One final look at the profiler, just because:
Weird, time is spent in memory allocation but there shouldn’t be any at this point in that function; we aren’t creating any new strings there. Ahh, implicit
UnityStr (our own string class with better memory reporting) conversion operators (long story…) . Fix that, and we’ve got another 2x improvement:
Shader Import Load 27k 42ms 5ms 111k 44ms 18ms 333k 53ms 46ms 1M 130ms 128ms
The code could still be optimized further, but there ain’t no easy fixes left I think.
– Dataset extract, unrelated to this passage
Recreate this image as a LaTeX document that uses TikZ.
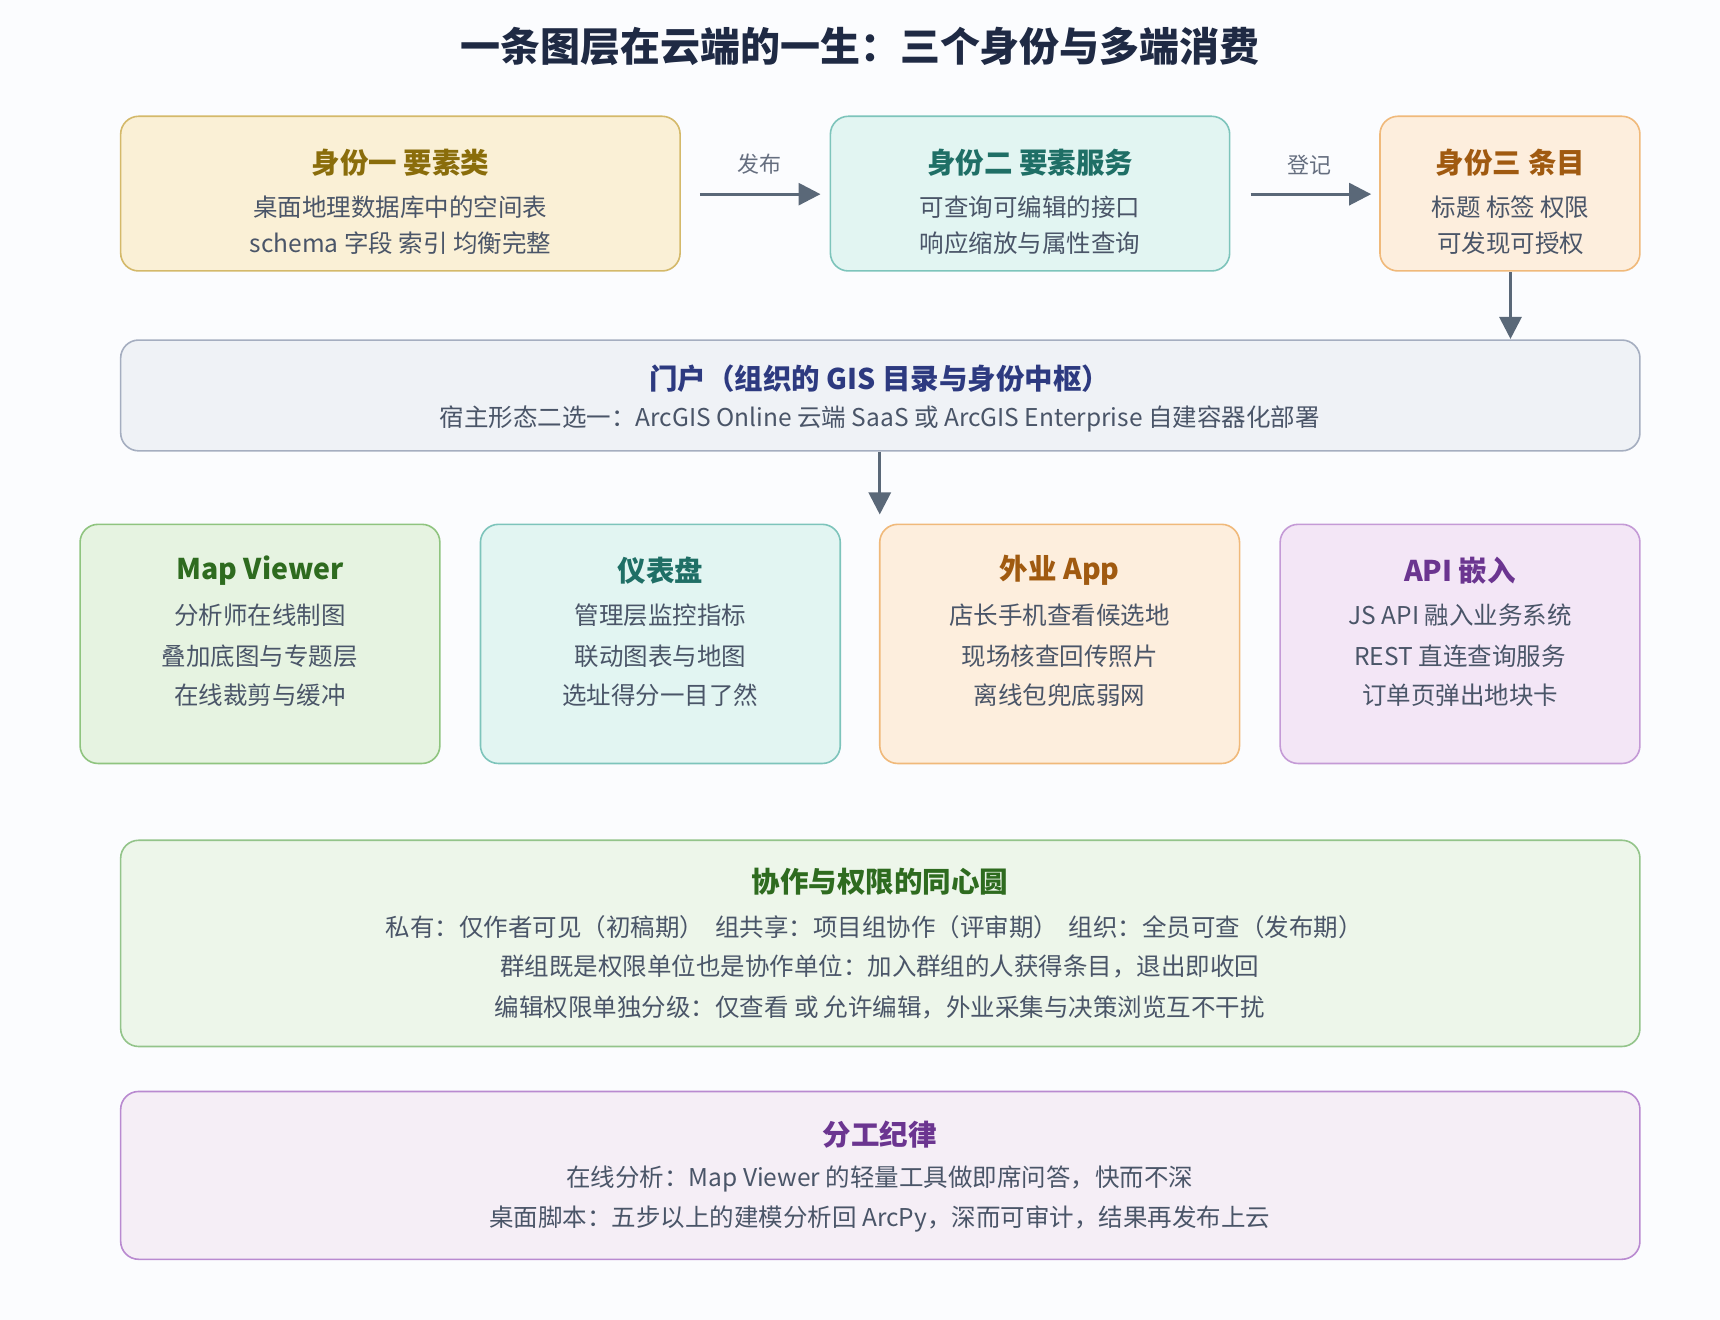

And at this point I’ll have more important tasks to do…
What we’ve got
So in total, here’s what we have so far:
Shader Import Load Size 27k 420ms-> 42ms (10x) 120ms-> 5ms (24x) 6.4MB->55kB (119x) 111k 2013ms-> 44ms (46x) 492ms-> 18ms (27x) 27.9MB->55kB (519x) 333k 7779ms-> 53ms (147x) 1719ms-> 46ms (37x) 89.2MB->56kB (this is getting) 1M 16192ms->130ms (125x) 4231ms->128ms (33x) 272.4MB->57kB (ridiculous!)
And a fairly small pull request to achieve all this (~400 lines of code changed, ~400 new added):
Overall I’ve probably spent something like 8 hours on this – hard to say exactly since I did some breaks and other things. Also I was writing down notes & making sceenshots for the blog too 🙂 The fix/optimization is already in Unity 5.0 beta 20 by the way.
Apple’s Instruments is a nice profiling tool (and unlike xperf, the UI is not intimidating…).
However, Profiler Is Not A Replacement For Thinking! I could have just looked at the profiling results and tried to optimize “what’s at top of the profiler” one by one, and maybe achieved 2-3x better performance. But by thinking about the actual problem and why it happens , I got a way, way better result.